The Economic Commission for Africa (ECA) has warned that the spread of the coronavirus could stall economic growth of Nigeria by reducing the total exports of crude oil in 2020 to somewhere between US$ 14 billion and US$ 19 billion.
The ECA Executive Secretary, Vera Songwe, disclosed this in Addis Ababa on Friday during a press conference, explaining the total loss of revenue by African oil-exporting countries as a result of the COVID -19 coronavirus disease could be up to $65 billion.
According to Songwe, “Africa may lose half of its GDP with growth falling from 3.2 percent to about 2 percent due to a number of reasons which include the disruption of global supply chains. COVID-19, having already hit China, which is Africa’s major trading partner, would inevitably impact Africa’s trade.”
The Nigerian government relies heavily on crude oil – being the biggest export to fund its national budget. And with this year’s $37 billion budget passed with a benchmark oil price of $57 per barrel—nearly double its current price of around $31 to $33, Africa’s largest economy cannot currently fund its budget.
Songwe added that a decline in commodity prices could lead to fiscal pressures for countries like Nigeria, South Africa, Algeria, Egypt, and Angola.

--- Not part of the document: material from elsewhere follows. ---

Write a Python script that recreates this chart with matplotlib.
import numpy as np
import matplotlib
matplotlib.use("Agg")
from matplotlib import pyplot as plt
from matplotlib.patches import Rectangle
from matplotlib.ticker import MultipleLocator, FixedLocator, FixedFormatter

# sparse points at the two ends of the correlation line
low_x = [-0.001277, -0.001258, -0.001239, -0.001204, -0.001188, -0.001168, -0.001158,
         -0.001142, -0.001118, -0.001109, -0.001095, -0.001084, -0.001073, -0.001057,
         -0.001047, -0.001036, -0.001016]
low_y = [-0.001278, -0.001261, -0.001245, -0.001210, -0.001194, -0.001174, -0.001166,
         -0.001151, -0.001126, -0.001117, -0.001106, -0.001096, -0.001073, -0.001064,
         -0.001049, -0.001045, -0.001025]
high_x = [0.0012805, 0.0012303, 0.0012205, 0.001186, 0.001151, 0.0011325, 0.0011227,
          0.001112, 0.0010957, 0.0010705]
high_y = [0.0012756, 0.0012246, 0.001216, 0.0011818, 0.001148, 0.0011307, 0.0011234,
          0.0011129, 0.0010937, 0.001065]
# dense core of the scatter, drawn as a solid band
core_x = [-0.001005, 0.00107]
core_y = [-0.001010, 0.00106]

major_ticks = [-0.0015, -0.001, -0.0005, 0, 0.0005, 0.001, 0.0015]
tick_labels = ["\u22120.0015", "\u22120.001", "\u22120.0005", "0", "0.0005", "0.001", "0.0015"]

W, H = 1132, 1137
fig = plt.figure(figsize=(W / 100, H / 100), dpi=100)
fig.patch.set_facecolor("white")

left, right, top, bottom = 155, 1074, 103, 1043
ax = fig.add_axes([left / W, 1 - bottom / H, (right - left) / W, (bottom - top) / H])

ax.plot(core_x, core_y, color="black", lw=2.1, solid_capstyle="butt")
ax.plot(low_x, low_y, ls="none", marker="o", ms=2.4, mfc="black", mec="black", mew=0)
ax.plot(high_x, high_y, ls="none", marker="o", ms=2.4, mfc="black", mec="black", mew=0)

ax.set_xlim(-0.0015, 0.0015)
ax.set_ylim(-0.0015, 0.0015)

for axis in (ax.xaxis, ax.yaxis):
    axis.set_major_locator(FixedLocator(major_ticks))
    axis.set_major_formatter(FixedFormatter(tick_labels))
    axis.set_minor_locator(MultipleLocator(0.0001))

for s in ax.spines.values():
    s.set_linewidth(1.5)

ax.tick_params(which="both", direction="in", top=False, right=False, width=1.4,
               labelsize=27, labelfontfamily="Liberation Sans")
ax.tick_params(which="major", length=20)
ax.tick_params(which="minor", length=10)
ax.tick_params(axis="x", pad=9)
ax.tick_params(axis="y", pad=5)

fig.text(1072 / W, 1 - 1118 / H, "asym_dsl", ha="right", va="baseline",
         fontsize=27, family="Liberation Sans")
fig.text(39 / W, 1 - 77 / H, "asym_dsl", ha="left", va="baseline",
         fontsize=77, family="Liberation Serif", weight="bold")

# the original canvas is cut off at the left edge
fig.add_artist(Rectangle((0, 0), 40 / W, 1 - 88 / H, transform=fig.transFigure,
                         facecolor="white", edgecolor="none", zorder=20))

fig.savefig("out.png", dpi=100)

With Nigeria’s economy perennially import-dependent, a dollar crunch typically affects a wide range of businesses that require hard currency to fund imports of input materials in a country whose weak industrial base means it makes very little from scratch.

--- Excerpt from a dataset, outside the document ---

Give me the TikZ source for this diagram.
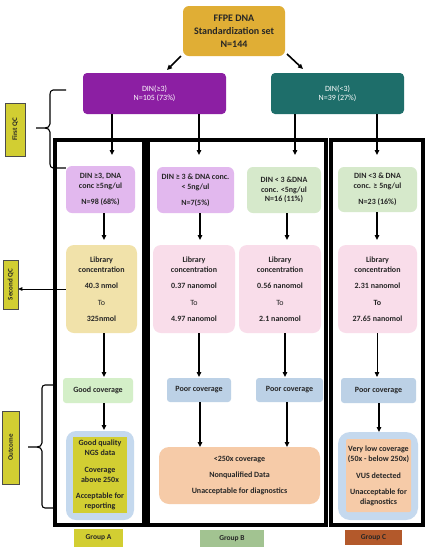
\documentclass[tikz,border=0pt]{standalone}
\usepackage{fontspec}
\setmainfont{Carlito}
\usetikzlibrary{arrows.meta}
\definecolor{txt}{HTML}{262626}
\definecolor{gold}{HTML}{E0AE35}
\definecolor{purp}{HTML}{8C1FA3}
\definecolor{teal}{HTML}{1E6E6A}
\definecolor{lpurp}{HTML}{E2B8EE}
\definecolor{lgreen}{HTML}{D6E9CB}
\definecolor{khaki}{HTML}{F1E2AA}
\definecolor{lpink}{HTML}{F9DDEA}
\definecolor{ggreen}{HTML}{D4EFC8}
\definecolor{pblue}{HTML}{BCD1E6}
\definecolor{oblue}{HTML}{C5D9EE}
\definecolor{ylw}{HTML}{D2CE32}
\definecolor{peach}{HTML}{F6CBA8}
\definecolor{grpb}{HTML}{A2C391}
\definecolor{grpc}{HTML}{B3592B}
\begin{document}
\begin{tikzpicture}[x=1pt,y=-1pt,
  box/.style={rounded corners=6pt, align=center, font=\bfseries\fontsize{8}{10}\selectfont, text=txt, inner sep=0pt},
  arr/.style={-{Triangle[length=5pt,width=4.5pt]}, line width=1.3pt},
  thinarr/.style={-{Triangle[length=4pt,width=3.5pt]}, line width=0.6pt},
  frame/.style={draw=black, line width=3.5pt, inner sep=0pt},
  tag/.style={draw=black!70, line width=0.5pt, fill=ylw, text=txt, font=\bfseries\fontsize{7}{9}\selectfont, inner sep=0pt, rotate=90},
  grp/.style={inner sep=0pt, text=txt, font=\bfseries\fontsize{7.5}{9}\selectfont},
  brace/.style={line width=1.1pt}]
\useasboundingbox (0,0) rectangle (428,550);
\fill[white] (0,0) rectangle (428,550);

% group frames
\node[frame, minimum width=89, minimum height=385] (fa) at (99.5,332.5) {};
\node[frame, minimum width=178, minimum height=385] (fb) at (237,332.5) {};
\node[frame, minimum width=92, minimum height=385] (fc) at (377,332.5) {};

% top
\node[box, fill=gold, minimum width=102, minimum height=50, font=\bfseries\fontsize{10}{13}\selectfont] (ffpe) at (234,31) {FFPE DNA\\Standardization set\\N=144};
\node[box, rounded corners=4pt, fill=purp, text=white, minimum width=143, minimum height=41, font=\fontsize{8}{9}\selectfont] (din3) at (154.5,93.5) {DIN(≥3)\\N=105 (73\%)};
\node[box, rounded corners=4pt, fill=teal, text=white, minimum width=133, minimum height=41, font=\fontsize{8}{9}\selectfont] (dinlt) at (337.5,93.5) {DIN(<3)\\N=39 (27\%)};
\coordinate (t1) at (181,56); \coordinate (t1e) at (167,70);
\coordinate (t2) at (287,54); \coordinate (t2e) at (303,69);
\draw[arr, line width=1.6pt] (t1) -- (t1e);
\draw[arr, line width=1.6pt] (t2) -- (t2e);

% row 1
\node[box, fill=lpurp, minimum width=69, minimum height=47] (r1a) at (100.5,189.5) {DIN ≥3, DNA\\conc ≥5ng/ul\\[6pt]N=98 (68\%)};
\node[box, fill=lpurp, minimum width=77, minimum height=46] (r1b1) at (195.5,190) {DIN ≥ 3 \& DNA conc.\\< 5ng/ul\\[6pt]N=7(5\%)};
\node[box, fill=lgreen, minimum width=74, minimum height=46, font=\bfseries\fontsize{8}{9.5}\selectfont] (r1b2) at (284,190) {DIN < 3 \&DNA\\conc. <5ng/ul\\N=16 (11\%)};
\node[box, fill=lgreen, minimum width=79, minimum height=45] (r1c) at (377.5,189.5) {DIN <3 \& DNA\\conc. ≥ 5ng/ul\\[6pt]N=23 (16\%)};

% row 2
\node[box, rounded corners=8pt, fill=khaki, minimum width=71, minimum height=88] (r2a) at (101.5,289) {Library\\concentration\\[6pt]40.3 nmol\\[7pt]\mdseries To\\[6pt]325nmol};
\node[box, rounded corners=8pt, fill=lpink, minimum width=82, minimum height=88] (r2b1) at (194,289) {Library\\concentration\\[6pt]0.37 nanomol\\[7pt]\mdseries To\\[6pt]4.97 nanomol};
\node[box, rounded corners=8pt, fill=lpink, minimum width=82, minimum height=88] (r2b2) at (280,289) {Library\\concentration\\[6pt]0.56 nanomol\\[7pt]\mdseries To\\[6pt]2.1 nanomol};
\node[box, rounded corners=8pt, fill=lpink, minimum width=79, minimum height=88] (r2c) at (377.5,289) {Library\\concentration\\[6pt]2.31 nanomol\\[7pt]To\\[6pt]27.65 nanomol};

% row 3
\node[box, rounded corners=3pt, fill=ggreen, minimum width=70, minimum height=25] (r3a) at (98,390.5) {Good coverage};
\node[box, rounded corners=3pt, fill=pblue, minimum width=64, minimum height=24] (r3b1) at (199,390) {Poor coverage};
\node[box, rounded corners=3pt, fill=pblue, minimum width=67, minimum height=24] (r3b2) at (289.5,390) {Poor coverage};
\node[box, rounded corners=3pt, fill=pblue, minimum width=75, minimum height=25] (r3c) at (378.5,390.5) {Poor coverage};

% row 4
\node[box, rounded corners=10pt, fill=oblue, minimum width=68, minimum height=89] (r4ao) at (100,475.5) {};
\node[box, rounded corners=0pt, fill=ylw, minimum width=54, minimum height=76] (r4a) at (100,475) {Good quality\\NGS data\\[7pt]Coverage\\above 250x\\[6pt]Acceptable for\\reporting};
\node[box, rounded corners=10pt, fill=peach, minimum width=161, minimum height=57] (r4b) at (239.5,475.5) {<250x coverage\\[6pt]Nonqualified Data\\[6pt]Unacceptable for diagnostics};
\node[box, rounded corners=12pt, fill=oblue, minimum width=80, minimum height=88] (r4co) at (378,476) {};
\node[box, rounded corners=2pt, fill=peach, minimum width=65, minimum height=73] (r4c) at (378.5,475.5) {Very low coverage\\(50x - below 250x)\\[7pt]VUS detected\\[6pt]Unacceptable for\\diagnostics};

% arrows DIN -> row1
\coordinate (e1) at (112,155); \coordinate (e2) at (199,155);
\coordinate (e3) at (295,155); \coordinate (e4) at (377,155);
\draw[arr] (din3.south -| e1) -- (e1);
\draw[arr] (din3.south -| e2) -- (e2);
\draw[arr] (dinlt.south -| e3) -- (e3);
\draw[arr] (dinlt.south -| e4) -- (e4);
% row1 -> row2
\coordinate (f1) at (104,240); \coordinate (f2) at (200,240);
\coordinate (f3) at (287,240); \coordinate (f4) at (377,240);
\draw[arr] (r1a.south -| f1) -- (f1);
\draw[arr] (r1b1.south -| f2) -- (f2);
\draw[arr] (r1b2.south -| f3) -- (f3);
\draw[arr] (r1c.south -| f4) -- (f4);
% row2 -> row3
\coordinate (g1) at (104,377); \coordinate (g2) at (199,377);
\coordinate (g3) at (285,377); \coordinate (g4) at (377,377);
\draw[arr] (r2a.south -| g1) -- (g1);
\draw[arr] (r2b1.south -| g2) -- (g2);
\draw[arr] (r2b2.south -| g3) -- (g3);
\draw[arr, line width=0.8pt] (r2c.south -| g4) -- (g4);
% row3 -> row4
\coordinate (h1) at (104,430); \coordinate (h2) at (200,447);
\coordinate (h3) at (287,447); \coordinate (h4) at (379,432);
\draw[arr] (r3a.south -| h1) -- (h1);
\draw[arr] (r3b1.south -| h2) -- (h2);
\draw[arr] (r3b2.south -| h3) -- (h3);
\draw[arr] (r3c.south -| h4) -- (h4);

% left labels
\node[tag, minimum width=53, minimum height=20] (qc1) at (15,129.5) {First QC};
\node[tag, minimum width=49, minimum height=15] (qc2) at (10.5,284.5) {Second QC};
\node[tag, minimum width=73, minimum height=17] (out) at (10.5,447.5) {Outcome};

% braces
\draw[brace] (66,90) -- (53,90) to[out=180,in=90] (50,94) -- (50,124) to[out=-90,in=0] (45,128) -- (36,128);
\draw[brace] (45,128) to[out=0,in=90] (50,132) -- (50,164) to[out=-90,in=180] (53,168) -- (r1a.west |- 0,168);
\draw[thinarr] (r2a.west) -- (r2a.west -| qc2.south);
\draw[brace] (55,385) -- (45,385) to[out=180,in=90] (42,388) -- (42,443) to[out=-90,in=0] (37,447) -- (28,447);
\draw[brace] (37,447) to[out=0,in=90] (42,451) -- (42,505) to[out=-90,in=180] (45,508) -- (55,508);

% group labels
\node[grp, fill=ylw, minimum width=49, minimum height=18] (ga) at (98.5,538) {Group A};
\node[grp, fill=grpb, minimum width=64, minimum height=17] (gb) at (232,538.5) {Group B};
\node[grp, fill=grpc, minimum width=57, minimum height=15] (gc) at (373.5,537.5) {Group C};
\end{tikzpicture}
\end{document}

She also noted that revenue losses, which the slow economic growth would foist on the continent, could result in unsustainable debt for many countries.

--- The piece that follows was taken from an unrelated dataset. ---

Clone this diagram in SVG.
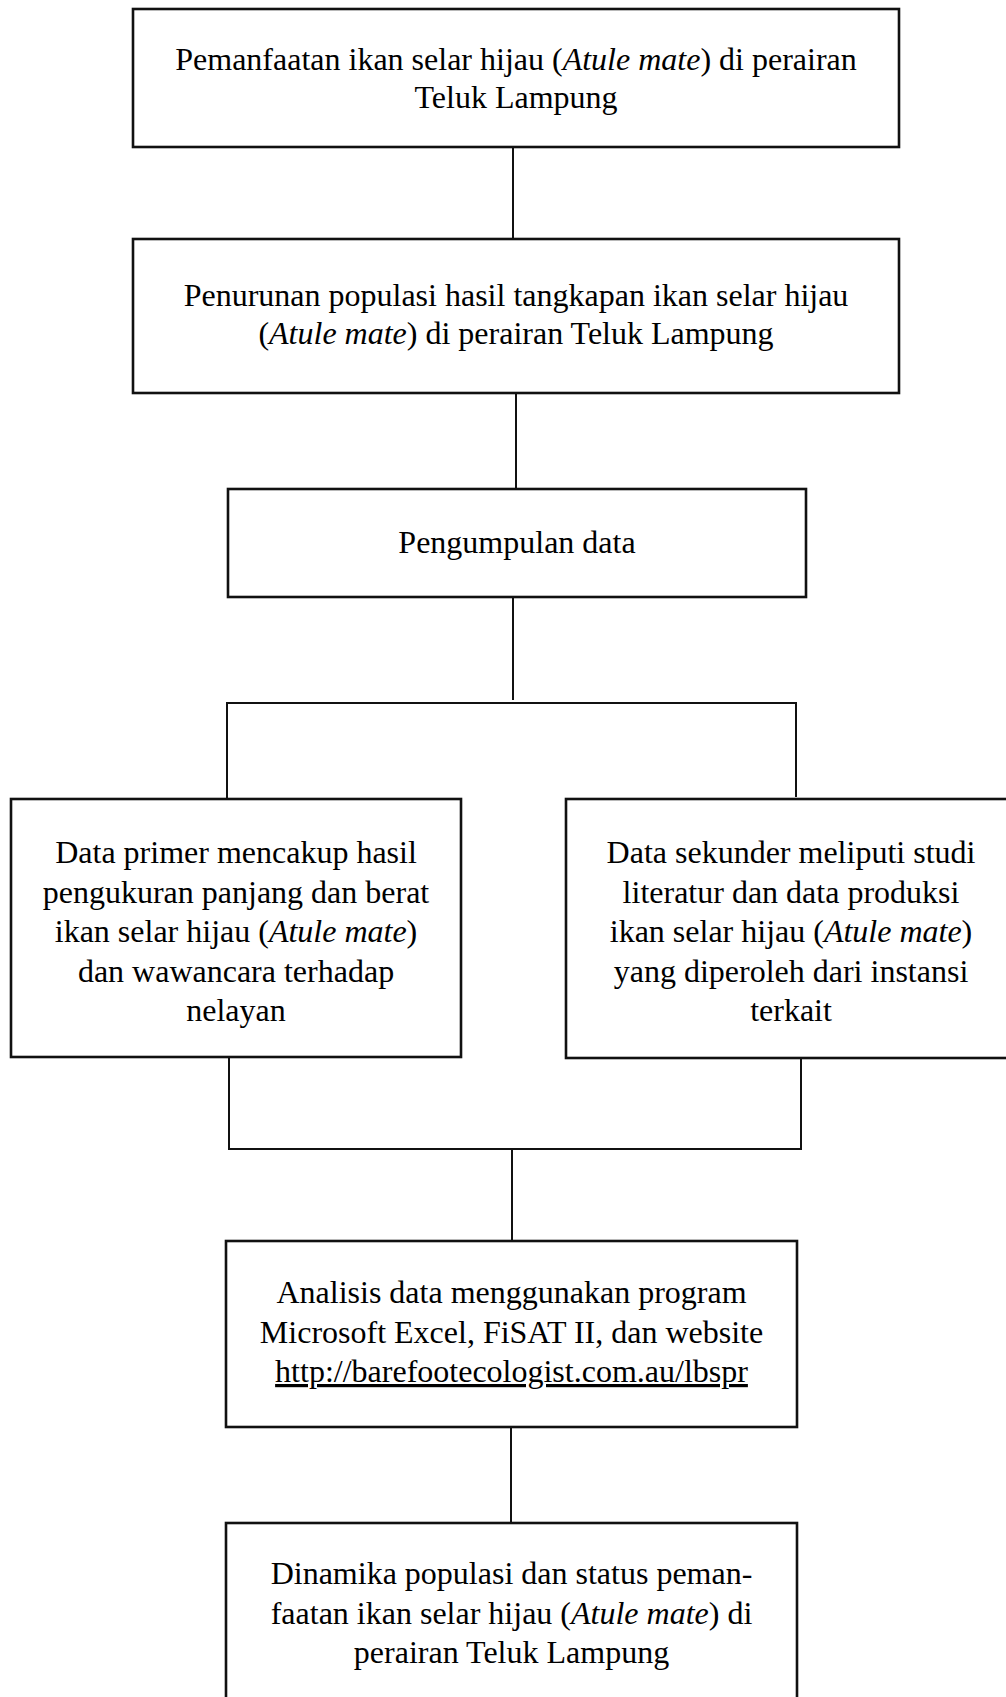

Songwe added that Africa would require as much as US$ 10.6 billion in unanticipated increases in health spending to contain the spread of the virus.
According to the ECA boss, while COVID-19 could lead to Africa’s export revenues from fuels cascading by about US$ 101 billion in 2020, remittances and tourism will also be affected as the virus continues to spread worldwide, “resulting in a decline in FDI flows; capital flight; domestic financial market tightening; and a slow-down in investments – hence job losses.”